Comprehensive Safety Checklist for Before and After Showings
By Maggie Wilson @ Real Estate Daily
March 27, 2018

Some real estate agents have their own safety protocol to follow when meeting a prospect or holding an open house. Most agents, however, fail to recognize the importance of dedicated safety tactics.

Meeting a new prospect at a home can be risky, but that’s how real estate industry has operated for decades. For those real estate agents that don’t have their own safety protocol, the team at Cobra-Defense put together a comprehensive checklist. If you ever feel vulnerable, take the following precautions before and after your prospect arrives:

Key Takeaways

  • Tell the prospect you will arrive with somebody else at the appointment, even if untrue
  • Open all doors and unlock windows before your appointment in case you need to get out quick
  • Inform your office of all relevant information on the appointment and prospect
  • Consider taking a photo of their license plate when they arrive
Source: RealtorMag

Excerpt

Before the Appointment

When you’re on the phone setting up an appointment to meet a prospect at a home, tell the prospect that you’ll be arriving with a partner. Whether it’s true or not, this statement plants the seed that there will be more than one person present—and that’s not good news for a criminal.
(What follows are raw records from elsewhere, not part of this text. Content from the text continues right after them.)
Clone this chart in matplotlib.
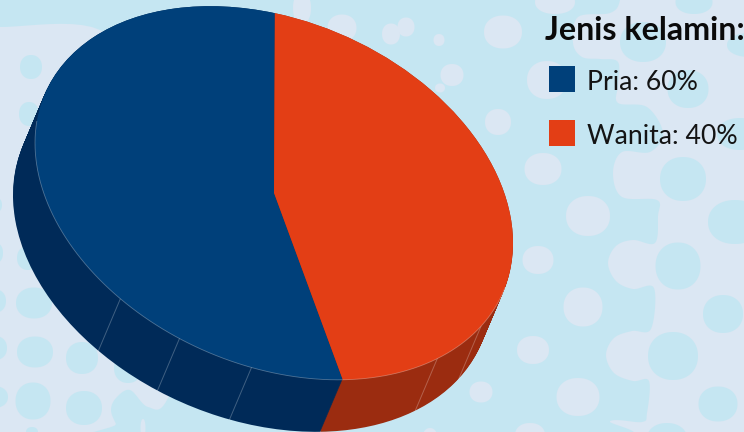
import numpy as np
import matplotlib
matplotlib.use("Agg")
import matplotlib.pyplot as plt
from matplotlib.patches import Polygon, Rectangle
from matplotlib.transforms import Affine2D

# legend as printed, and the slice shares as they are actually drawn
title = "Jenis kelamin:"
labels = ["Pria: 60%", "Wanita: 40%"]
shares = [54.7, 45.3]
colors = ["#00407a", "#e33e15"]
side_colors = ["#002a58", "#9b2c10"]
seam_angles = [230, 246.7, 264.6, 313.1, 330]

PALE = "#dbe7f3"
LIGHT = "#c5e6f2"

# background: big light region outline, pixels
region = [
    (-30, -30), (620, -30), (620, 0), (610, 13), (578, 17), (573, 43), (582, 57), (600, 59), (618, 62),
    (618, 85), (618, 103), (647, 107), (663, 133), (650, 152), (622, 152), (613, 173),
    (622, 197), (657, 200), (658, 216), (655, 243), (633, 240), (616, 246), (608, 263),
    (616, 281), (633, 289), (654, 288), (651, 329), (632, 331), (614, 338), (606, 355),
    (614, 373), (633, 381), (649, 381), (647, 413), (642, 422), (610, 421), (598, 440),
    (125, 440), (116, 424), (111, 410), (116, 398), (130, 390), (148, 407), (168, 398),
    (200, 300), (150, 100), (100, 30), (0, 27), (-30, 27),
]
# (cx, cy, w, h)
pale_blobs = [
    (503, 32, 38, 33), (547, 80, 40, 38), (498, 122, 26, 26), (543, 169, 37, 32),
    (555, 2, 40, 24), (588, 216, 44, 40), (538, 260, 31, 28), (583, 307, 39, 39),
    (533, 350, 32, 28), (578, 397, 43, 38), (530, 435, 30, 24), (481, 392, 23, 21),
    (430, 438, 15, 20), (342, 28, 29, 27), (391, 34, 18, 21), (406, 27, 17, 19),
    (439, 40, 11, 12), (452, 75, 23, 22), (440, 88, 10, 9), (302, 8, 18, 32),
    (143, 428, 5, 18),
]
light_blobs = [
    (643, 42, 46, 40), (694, 2, 37, 24), (750, 45, 46, 24), (688, 89, 41, 38),
    (740, 134, 46, 32), (683, 179, 46, 44), (735, 222, 54, 44), (678, 266, 45, 47),
    (723, 314, 40, 38), (673, 356, 50, 48), (718, 404, 39, 35), (667, 440, 41, 34),
    (31, 67, 22, 24), (29, 114, 20, 24), (28, 258, 22, 24), (34, 303, 36, 31),
    (35, 352, 36, 31), (33, 401, 35, 37), (32, 432, 12, 10), (-6, 301, 24, 24),
    (-5, 348, 24, 24), (-6, 397, 28, 22), (-5, 205, 14, 16), (-4, 253, 14, 20),
    (82, 358, 32, 32), (84, 408, 36, 34), (128, 368, 28, 30),
]


def smooth(points, steps=10):
    # closed catmull-rom through the outline points
    p = np.array(points, dtype=float)
    out = []
    for i in range(len(p)):
        p0, p1, p2, p3 = p[i - 1], p[i], p[(i + 1) % len(p)], p[(i + 2) % len(p)]
        for t in np.linspace(0, 1, steps, endpoint=False):
            out.append(0.5 * (2 * p1 + (p2 - p0) * t + (2 * p0 - 5 * p1 + 4 * p2 - p3) * t ** 2
                              + (3 * p1 - p0 - 3 * p2 + p3) * t ** 3))
    return np.array(out)


def blob(cx, cy, w, h, color):
    # a bit squarer than an ellipse
    a = np.linspace(0, 2 * np.pi, 60, endpoint=False)
    c, s = np.cos(a), np.sin(a)
    x = cx + w / 2 * np.sign(c) * np.abs(c) ** 0.93
    y = cy + h / 2 * np.sign(s) * np.abs(s) ** 0.93
    return Polygon(np.column_stack([x, y]), closed=True, fc=color, ec="none", zorder=2)


fig = plt.figure(figsize=(7.44, 4.32), dpi=100, facecolor=PALE)
ax = fig.add_axes([0, 0, 1, 1])

ax.add_patch(Polygon(smooth(region), closed=True, fc=LIGHT, ec="none", zorder=1))
for cx, cy, w, h in pale_blobs:
    ax.add_patch(blob(cx, cy, w, h, PALE))
for cx, cy, w, h in light_blobs:
    ax.add_patch(blob(cx, cy, w, h, LIGHT))

# pie on the unit circle, sheared into the tilted ellipse
center = (274, 193)
depth = (-22, 52)
tilt = np.array([[239, 0, center[0]], [50, -180, center[1]], [0, 0, 1]], dtype=float)
start = 89.8

for k in np.linspace(1, 0, 53):
    wedges, _ = ax.pie(shares, colors=side_colors, startangle=start, radius=1)
    shift = Affine2D(tilt).translate(depth[0] * k, depth[1] * k)
    for w in wedges:
        w.set_transform(shift + ax.transData)
        w.set_zorder(3)
        w.set_linewidth(0)

wedges, _ = ax.pie(shares, colors=colors, startangle=start, radius=1)
for w in wedges:
    w.set_transform(Affine2D(tilt) + ax.transData)
    w.set_zorder(5)
    w.set_linewidth(0)


def rim(deg):
    a = np.radians(deg)
    return (tilt @ np.array([np.cos(a), np.sin(a), np.ones_like(a)]))[:2]


# thin seams on the side wall and pale rim along the front edge
for deg in seam_angles:
    x, y = rim(deg)
    ax.plot([x, x + depth[0]], [y, y + depth[1]], color="#ffffff", alpha=0.25, lw=0.7, zorder=4)
rx, ry = rim(np.linspace(173, 345, 200))
ax.plot(rx, ry, color="#ffffff", alpha=0.3, lw=0.6, zorder=6)

ax.text(545, 40, title, fontsize=23.2, fontweight="bold", family="Lato", color="#0a0a0a", zorder=7)
for i, label in enumerate(labels):
    top = 66 + 54 * i
    ax.add_patch(Rectangle((549, top), 26, 26, fc=colors[i], ec="none", zorder=7))
    ax.text(587, top + 24, label, fontsize=19.2, family="Lato", color="#141414", zorder=7)

ax.set_xlim(0, 744)
ax.set_ylim(432, 0)
ax.set_aspect("auto")
ax.axis("off")

fig.savefig("out.png", dpi=100, facecolor=PALE)
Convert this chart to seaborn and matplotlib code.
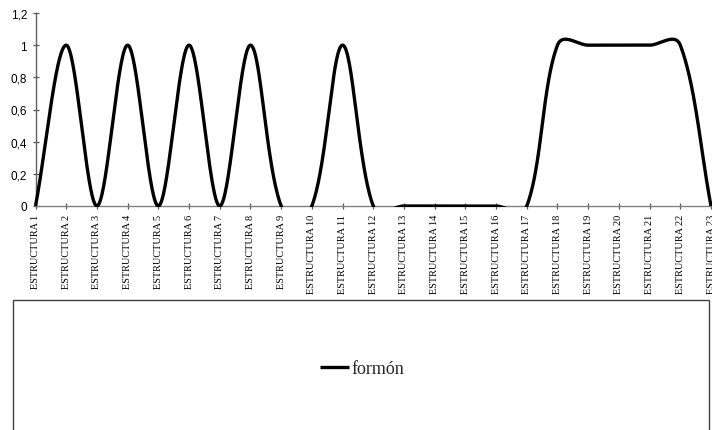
import numpy as np
import pandas as pd
import matplotlib
matplotlib.use("Agg")
import matplotlib.pyplot as plt
from matplotlib.patches import Rectangle
from matplotlib.transforms import Bbox, TransformedBbox
import seaborn as sns

# --- data -------------------------------------------------------------
categories = [
    "ESTRUCTURA 1", "ESTRUCTURA 2", "ESTRUCTURA 3", "ESTRUCTURA 4",
    "ESTRUCTURA 5", "ESTRUCTURA 6", "ESTRUCTURA 7", "ESTRUCTURA 8",
    "ESTRUCTURA 9", "ESTRUCTURA 10", "ESTRUCTURA 11", "ESTRUCTURA 12",
    "ESTRUCTURA 13", "ESTRUCTURA 14", "ESTRUCTURA 15", "ESTRUCTURA 16",
    "ESTRUCTURA 17", "ESTRUCTURA 18", "ESTRUCTURA 19", "ESTRUCTURA 20",
    "ESTRUCTURA 21", "ESTRUCTURA 22", "ESTRUCTURA 23",
]
formon = [0, 1, 0, 1, 0, 1, 0, 1, 0, 0, 1, 0,
          0, 0, 0, 0, 0, 1, 1, 1, 1, 1, 0]
series_name = "formón"
y_ticks = [0, 0.2, 0.4, 0.6, 0.8, 1, 1.2]

# --- smoothed line (spreadsheet-style Bezier smoothing) -----------------
SMOOTH_ASPECT = 2.83  # relative weight of y vs x when measuring segment lengths


def smooth_curve(xs, ys, n=60):
    pts = np.column_stack([np.asarray(xs, float), np.asarray(ys, float)])
    scale = np.array([1.0, SMOOTH_ASPECT])
    out = []
    m = len(pts)
    for i in range(m - 1):
        p0 = pts[max(i - 1, 0)]
        p1 = pts[i]
        p2 = pts[i + 1]
        p3 = pts[min(i + 2, m - 1)]
        d01 = np.linalg.norm((p1 - p0) * scale)
        d12 = np.linalg.norm((p2 - p1) * scale)
        d23 = np.linalg.norm((p3 - p2) * scale)
        f1 = d12 / (d01 + d12) / 3 if d01 + d12 > 0 else 0
        f2 = d12 / (d12 + d23) / 3 if d12 + d23 > 0 else 0
        b1 = p1 + (p2 - p0) * f1
        b2 = p2 - (p3 - p1) * f2
        t = np.linspace(0, 1, n)[:, None]
        seg = ((1 - t) ** 3) * p1 + 3 * ((1 - t) ** 2) * t * b1 \
            + 3 * (1 - t) * t ** 2 * b2 + t ** 3 * p2
        out.append(seg if i == 0 else seg[1:])
    return np.vstack(out)


pos = np.arange(len(categories))
curve = smooth_curve(pos, formon)
df = pd.DataFrame({"x": curve[:, 0], "y": curve[:, 1]})

# --- figure -----------------------------------------------------------
sns.set_theme(style="white")
plt.rcParams["font.family"] = ["Liberation Sans", "DejaVu Sans"]

W, H = 712, 431
fig = plt.figure(figsize=(W / 100, H / 100), dpi=100)
ax = fig.add_axes([35.5 / W, (H - 207) / H, (711 - 35.5) / W, (207 - 14) / H])

sns.lineplot(data=df, x="x", y="y", sort=False, estimator=None,
             color="black", linewidth=2.4, ax=ax, legend=False)
line = ax.lines[-1]
line.set_label(series_name)
line.set_solid_capstyle("butt")
line.set_zorder(3)
line.set_clip_box(TransformedBbox(Bbox([[-0.2, -0.006], [22.2, 1.3]]), ax.transData))

ax.set_xlim(0, len(categories) - 1)
ax.set_ylim(0, 1.2)
ax.set_xlabel("")
ax.set_ylabel("")

ax.set_yticks(y_ticks)
ax.set_yticklabels([("%g" % v).replace(".", ",") for v in y_ticks],
                   fontsize=8.5, family=["Liberation Sans"])
ax.set_xticks(pos)
ax.set_xticklabels(categories, rotation=90, fontsize=7.4,
                   family=["Liberation Serif"], va="top", ha="center")

for side in ("top", "right"):
    ax.spines[side].set_visible(False)
ax.spines["left"].set_color("#606060")
ax.spines["bottom"].set_color("#808080")
for side in ("left", "bottom"):
    ax.spines[side].set_linewidth(1.0)
    ax.spines[side].set_zorder(2)

ax.tick_params(axis="both", direction="inout", length=5, width=0.9,
               color="#555555", labelcolor="black")
ax.tick_params(axis="y", pad=3.5, left=True)
ax.tick_params(axis="x", pad=3, bottom=True)
ax.grid(False)
ax.patch.set_alpha(0)

# legend box along the bottom
fig.add_artist(Rectangle((13 / W, -0.1), (709 - 13) / W, (H - 301) / H + 0.1,
                         transform=fig.transFigure, fill=False,
                         edgecolor="#404040", linewidth=1.0))
ax.legend(handles=[line], labels=[series_name], loc="center",
          bbox_to_anchor=(362 / W, (H - 370) / H), bbox_transform=fig.transFigure,
          frameon=False, handlelength=1.6, handletextpad=0.12,
          prop={"family": "Liberation Serif", "size": 13})

fig.savefig("out.png", dpi=100)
Arrive at the appointment early, before your client has arrived, and make sure to

Open the windows. If you find yourself needing to make a fast escape but you’re not near a door, a window may be your only exit.
Unlock all doors. You lose precious time if you have to fiddle with locks to get out.
Open the lockbox. The point here is to retrieve the key before your prospect shows up. That way, you won’t have to turn your back to him or her to get the key out.
Wait in your car with the doors locked. The danger here is that your car confines you into a small space, but in some cases, the weather dictates that you take shelter. Waiting in the car is still much safer than waiting in the property.
Send a text to your office. Alert someone to where you are and all of the information you have on the prospect. If you need help, that person will know pertinent information to give authorities.
Keep your head up. Always be aware of your surroundings. Surprise attacks when you’re caught off guard make you more vulnerable.

When the Prospect Arrives

Once your prospective client is in the space with you, pay very close attention to his or her behavior. Small details can clue you in to whether something is wrong:

  • Watch for anything suspicious such as a man wearing a long coat on a hot summer day. He could be concealing a weapon. If it feels like something is awry, trust that feeling and depart ASAP.
  • If everything appears OK at the start, exit your car but stay well out of arm’s reach. The odds of an attack are reduced outside the property rather than inside, but keeping a distance makes it even more difficult for an assailant to jump you.
  • Hold your phone up and say, “I’m sorry, but my boss is really strict on safety. Would you please move over to your license plate so I can send in a photo?” Quickly take the shots and send them in.